M. Marc Falquet (UDC), rapporteur de majorité ad interim. Au même titre que la politique des droits de l'homme, la politique de l'énergie doit devenir transversale: on ne va pas pinailler à chaque fois pour mettre des fonds dans une politique de développement durable. Les communes activent déjà une politique générale en la matière. Il n'est donc pas nécessaire de créer ce qui existe déjà. Par ailleurs, les SIG ont une politique de développement durable visant à réduire la consommation d'énergie: cette proposition de motion, bien que louable, ne nous semble donc pas nécessaire.

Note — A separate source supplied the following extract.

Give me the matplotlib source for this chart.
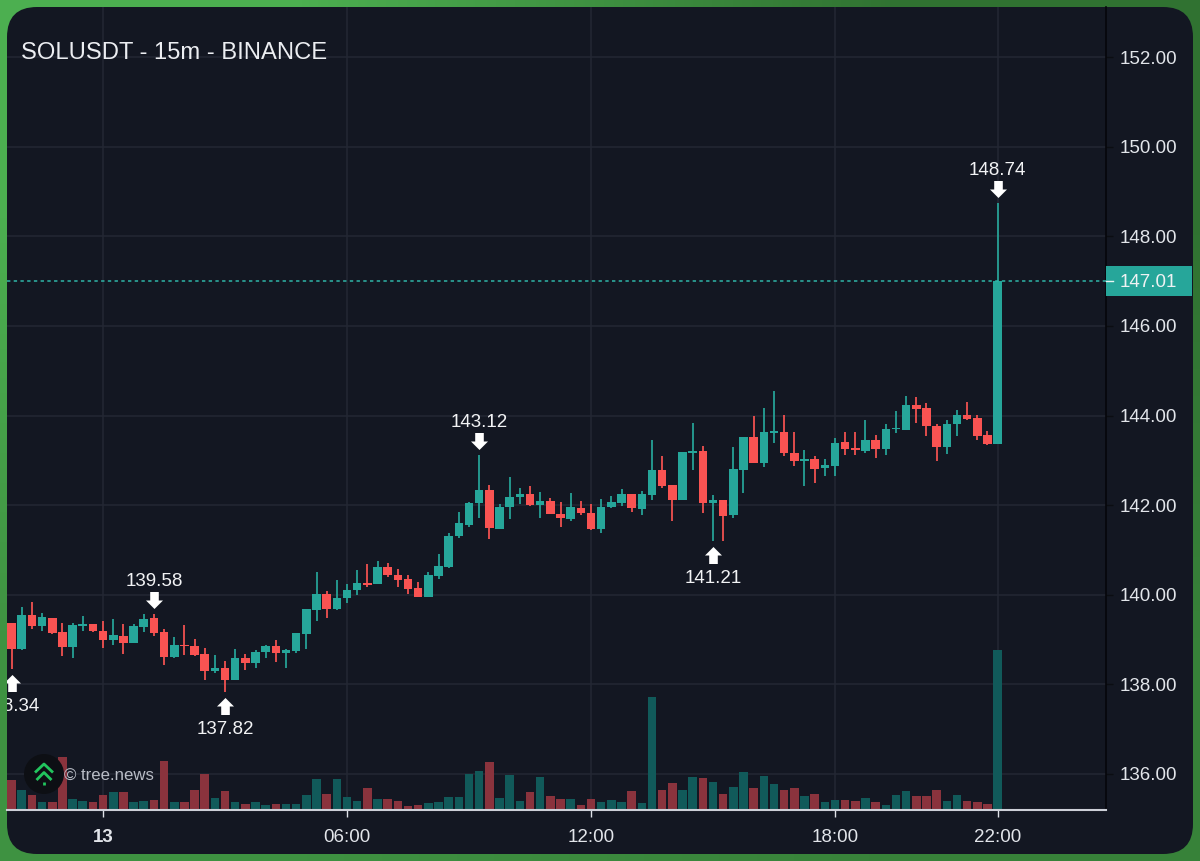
import numpy as np
import matplotlib
matplotlib.use("Agg")
import matplotlib.pyplot as plt
from matplotlib.patches import FancyBboxPatch, Rectangle, Circle
from matplotlib.path import Path
from matplotlib.colors import LinearSegmentedColormap

plt.rcParams['font.family'] = ['Liberation Sans', 'DejaVu Sans']

opens = [139.38,138.79,139.54,139.30,139.48,139.16,138.84,139.31,139.35,139.20,
         138.98,139.08,138.92,139.27,139.48,139.16,138.60,138.87,138.85,138.67,
         138.29,138.36,138.09,138.59,138.48,138.73,138.85,138.70,138.75,139.12,
         139.66,140.01,139.69,139.93,140.10,140.26,140.23,140.62,140.45,140.36,
         140.15,139.96,140.42,140.63,141.32,141.56,142.04,142.33,141.47,141.95,
         142.18,142.25,142.01,142.10,141.81,141.70,141.94,141.83,141.46,141.96,
         142.04,142.25,141.92,142.22,142.79,142.44,142.11,143.17,143.20,142.04,
         142.11,141.78,142.79,143.51,142.94,143.61,143.64,143.17,142.99,143.02,
         142.82,142.87,143.40,143.26,143.20,143.46,143.25,143.69,143.68,144.23,
         144.17,143.77,143.29,143.80,144.02,143.94,143.56,143.36]
closes = [138.79,139.54,139.30,139.50,139.14,138.84,139.33,139.32,139.20,138.98,
          139.10,138.92,139.30,139.47,139.14,138.60,138.88,138.85,138.65,138.30,
          138.36,138.09,138.59,138.48,138.72,138.85,138.69,138.76,139.14,139.69,
          140.01,139.69,139.93,140.10,140.26,140.21,140.62,140.45,140.34,140.13,
          139.96,140.44,140.65,141.32,141.61,142.04,142.33,141.50,141.96,142.19,
          142.25,142.01,142.10,141.81,141.71,141.95,141.82,141.46,141.96,142.06,
          142.25,141.93,142.24,142.79,142.42,142.11,143.19,143.21,142.04,142.11,
          141.75,142.81,143.51,142.94,143.63,143.65,143.16,142.98,143.02,142.81,
          142.90,143.39,143.25,143.23,143.46,143.25,143.69,143.72,144.23,144.15,
          143.76,143.29,143.81,144.01,143.93,143.55,143.36,147.01]
highs = [139.38,139.73,139.84,139.60,139.49,139.38,139.36,139.52,139.35,139.41,
         139.45,139.34,139.35,139.56,139.58,139.23,139.05,139.32,139.02,138.82,
         138.65,138.52,138.79,138.67,138.76,138.88,138.99,138.79,139.14,139.69,
         140.50,140.09,140.34,140.24,140.55,140.68,140.76,140.71,140.57,140.44,
         140.28,140.50,140.91,141.38,141.84,142.08,143.12,142.45,142.03,142.63,
         142.38,142.42,142.29,142.15,142.08,142.27,142.10,142.02,142.13,142.21,
         142.36,142.25,142.31,143.45,143.09,142.46,143.19,143.84,143.33,142.22,
         142.11,143.29,143.52,143.99,144.17,144.55,144.01,143.63,143.23,143.09,
         143.03,143.49,143.63,143.63,143.89,143.56,143.81,144.10,144.43,144.42,
         144.27,143.80,143.91,144.13,144.31,144.01,143.66,148.74]
lows = [138.34,138.76,139.23,139.20,139.12,138.63,138.59,139.20,139.17,138.82,
        138.88,138.68,138.92,139.17,139.08,138.44,138.59,138.65,138.63,138.10,
        138.26,137.82,138.09,138.32,138.37,138.59,138.50,138.36,138.69,138.79,
        139.41,139.49,139.66,139.81,140.00,140.18,140.23,140.40,140.17,140.02,
        139.96,139.96,140.35,140.59,141.26,141.52,141.72,141.25,141.46,141.69,
        142.03,141.99,141.72,141.81,141.52,141.64,141.79,141.44,141.37,141.93,
        141.99,141.84,141.78,142.11,142.39,141.64,142.11,142.79,141.83,141.21,
        141.20,141.72,142.28,142.94,142.85,143.39,143.10,142.87,142.42,142.50,
        142.65,142.65,143.11,143.11,143.17,143.06,143.11,143.60,143.68,143.84,
        143.55,142.98,143.15,143.55,143.90,143.45,143.35,143.36]
volumes = [30.3,20.3,15.3,8.3,7.7,53.3,11.0,8.7,7.7,15.3,18.0,18.0,8.3,8.7,10.3,49.3,
           7.7,7.7,20.3,36.3,12.0,18.7,7.7,6.0,8.3,5.3,6.0,6.0,6.0,15.3,30.7,16.3,30.7,
           12.7,9.3,22.3,11.0,11.0,9.3,4.3,5.3,7.0,8.3,12.7,13.3,36.3,39.0,48.3,12.0,
           34.7,9.3,18.0,33.3,13.7,11.0,11.0,5.3,11.0,8.3,10.3,7.7,19.3,7.0,113.0,20.3,
           27.3,20.3,33.3,32.3,28.0,16.3,23.0,38.0,22.3,34.0,26.3,19.7,22.3,13.7,16.3,
           8.3,10.3,10.3,9.3,12.0,7.7,5.3,14.7,18.7,13.7,13.7,19.7,9.3,14.7,9.3,7.7,6.0,160.3]

price_ticks = [136, 138, 140, 142, 144, 146, 148, 150, 152]
time_tick_index = [9, 33, 57, 81, 97]
time_tick_labels = ["13", "06:00", "12:00", "18:00", "22:00"]
extreme_index = [0, 14, 21, 46, 69, 97]
extreme_kind = ["low", "high", "low", "high", "low", "high"]
title = "SOLUSDT - 15m - BINANCE"
watermark = "© tree.news"

W, H = 1200, 861
DPI = 100
PX = 72 / DPI
UP, DOWN = "#26a69a", "#f95352"
UP_VOL, DOWN_VOL = "#115a5a", "#8a333d"
PANEL = "#131722"
GRID = "#232733"
TXT = "#e2e5ea"
LABEL_SIZE = 13.5

fig = plt.figure(figsize=(W / DPI, H / DPI), dpi=DPI)

# background gradient + rounded panel (pixel coordinates)
bg = fig.add_axes([0, 0, 1, 1], zorder=0)
bg.set_xlim(0, W); bg.set_ylim(H, 0); bg.axis("off")
cmap = LinearSegmentedColormap.from_list("g", ["#2f6f30", "#4caf50"])
grad = np.array([[1.0, 0.05], [0.55, 0.3]])
bg.imshow(grad, extent=(0, W, H, 0), cmap=cmap, vmin=0, vmax=1,
          interpolation="bilinear", aspect="auto")
bg.set_xlim(0, W); bg.set_ylim(H, 0)
bg.add_patch(FancyBboxPatch((7, 7), 1186, 847, boxstyle="round,pad=0,rounding_size=30",
                            fc=PANEL, ec="none"))

# main chart
L, R, T, B = 7, 1106, 7, 810
ax = fig.add_axes([L / W, (H - B) / H, (R - L) / W, (B - T) / H], zorder=1)
ax.patch.set_alpha(0)

x = np.arange(len(closes))
o, c, hi, lo, v = map(np.array, (opens, closes, highs, lows, volumes))
up = c >= o
VOL_AXIS_TOP = B - T

ax.bar(x, v / VOL_AXIS_TOP, width=0.84, color=[UP_VOL if u else DOWN_VOL for u in up],
       transform=ax.get_xaxis_transform(), zorder=2, linewidth=0)
candle_colors = [UP if u else DOWN for u in up]
ax.vlines(x, lo, hi, colors=candle_colors, linewidth=1.25, zorder=3)
body_b = np.minimum(o, c)
body_h = np.maximum(np.abs(c - o), 0.035)
ax.bar(x, body_h, bottom=body_b, width=0.84, color=candle_colors, linewidth=0, zorder=4)

ax.set_xlim((L - 11.6) / 10.165, (R - 11.6) / 10.165)
ax.set_ylim(136 - (B - 774) / 44.81, 136 + (774 - T) / 44.81)

ax.axhline(closes[-1], color="#2fb5a8", lw=1.1, ls=(0, (2.2, 2.2)), zorder=5)

# axes decoration
ax.yaxis.tick_right()
ax.set_yticks(price_ticks, [f"{p:.2f}" for p in price_ticks])
ax.set_xticks(time_tick_index, time_tick_labels)
ax.tick_params(axis="y", length=5, width=1, color="#0b0d12", labelcolor=TXT,
               labelsize=LABEL_SIZE, pad=5)
ax.tick_params(axis="x", length=5, width=1, color="#dfe2e8", labelcolor=TXT,
               labelsize=LABEL_SIZE, pad=9)
ax.get_xticklabels()[0].set_fontweight("bold")
ax.grid(True, color=GRID, lw=1.1)
ax.set_axisbelow(True)
for s in ("top", "left"):
    ax.spines[s].set_visible(False)
ax.spines["right"].set_color("#05060a"); ax.spines["right"].set_linewidth(1.2)
ax.spines["bottom"].set_color("#cdd0d8"); ax.spines["bottom"].set_linewidth(1.5)

# high/low arrows and labels
def arrow_path(sign):
    pts = [(0, 5.5), (8.5, 14), (4.3, 14), (4.3, 22.5), (-4.3, 22.5), (-4.3, 14), (-8.5, 14), (0, 5.5)]
    return Path([(px, sign * py) for px, py in pts], closed=True)

for i, kind in zip(extreme_index, extreme_kind):
    price = hi[i] if kind == "high" else lo[i]
    sign = 1 if kind == "high" else -1
    ax.plot([i], [price], marker=arrow_path(sign), ms=2 * 22.5 * PX, mfc="white", mew=0,
            ls="none", zorder=6)
    ax.annotate(f"{price:.2f}", (i, price), xytext=(0, (sign * 35 - 2.5) * PX),
                textcoords="offset points", ha="center", va="center", color="#f2f3f5",
                fontsize=LABEL_SIZE, clip_on=True, zorder=6)

# overlay
ov = fig.add_axes([0, 0, 1, 1], zorder=2)
ov.set_xlim(0, W); ov.set_ylim(H, 0); ov.axis("off")
ov.text(21, 53, title, color="#eceef2", fontsize=17.1, ha="left", va="center")

# last price tag
ov.add_patch(Rectangle((1106, 266), 86, 30, fc=UP, ec="none"))
ov.plot([1106, 1113], [281, 281], color="#e8f5f3", lw=1)
ov.text(1120, 282.5, f"{closes[-1]:.2f}", color="#eef2f3", fontsize=LABEL_SIZE, ha="left", va="center")

# watermark
ov.add_patch(Circle((44, 774), 20, fc="#0d0f14", ec="none"))
gc = "#22c55e"
ov.plot([35, 44, 53], [772.5, 764, 772.5], color=gc, lw=2.0, solid_capstyle="butt")
ov.plot([36.5, 44, 51.5], [780, 772.5, 780], color=gc, lw=2.0, solid_capstyle="butt")
ov.plot([44, 44], [781.5, 785], color=gc, lw=2.0, solid_capstyle="butt")
ov.text(64, 776, watermark, color="#b9bdc6", fontsize=12.1, ha="left", va="center")

fig.savefig("out.png", dpi=DPI)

On parle toujours d'économies d'énergie, mais j'aimerais parler de la pratique de l'Etat en la matière. En théorie, on est très fort, mais quand on voit la surchauffe des bâtiments de l'Etat, la température qui dépasse de deux à trois degrés les températures normales de travail, quand on voit qu'on chauffe la nuit et le week-end, on se rend compte qu'il y a un gros gaspillage d'énergie. Si on veut faire des économies, il faudrait commencer à éviter le gaspillage au sein de l'Etat, au sein de la Ville de Genève, dans tous les bâtiments surchauffés. (Commentaires.) Les crèches sont chauffées le samedi et le dimanche, alors que ce n'est pas nécessaire ! Il existe des thermostats ! Déjà, ce n'est pas bon pour la santé de surchauffer. On pourrait commencer par montrer l'exemple soi-même au lieu de toujours faire de grandes théories de diminution, de vouloir modifier le climat avec de grosses théories. La consommation genevoise contribue de 0,02% à la consommation globale d'énergie. Si on diminuait de 25% la consommation genevoise, on interviendrait à raison de 0,005% sur la consommation d'énergie. Ce sont les chiffres de M. Bernhard Riedweg - c'est juste pour la petite histoire de Bernhard, qu'on salue au passage. Ce n'est donc pas nécessaire. Montrons l'exemple au niveau de l'Etat, diminuons la température des locaux, déjà. Les gens ne s'inquiètent pas de ça, parce qu'ils ne paient pas, et quand on ne paie pas, on ne s'intéresse pas au problème. Merci beaucoup.

Le président. Merci. Plus personne ne demandant la parole, je lance le vote sur cet objet.

Mise aux voix, la proposition de motion 2405 est rejetée par 59 non contre 24 oui et 2 abstentions.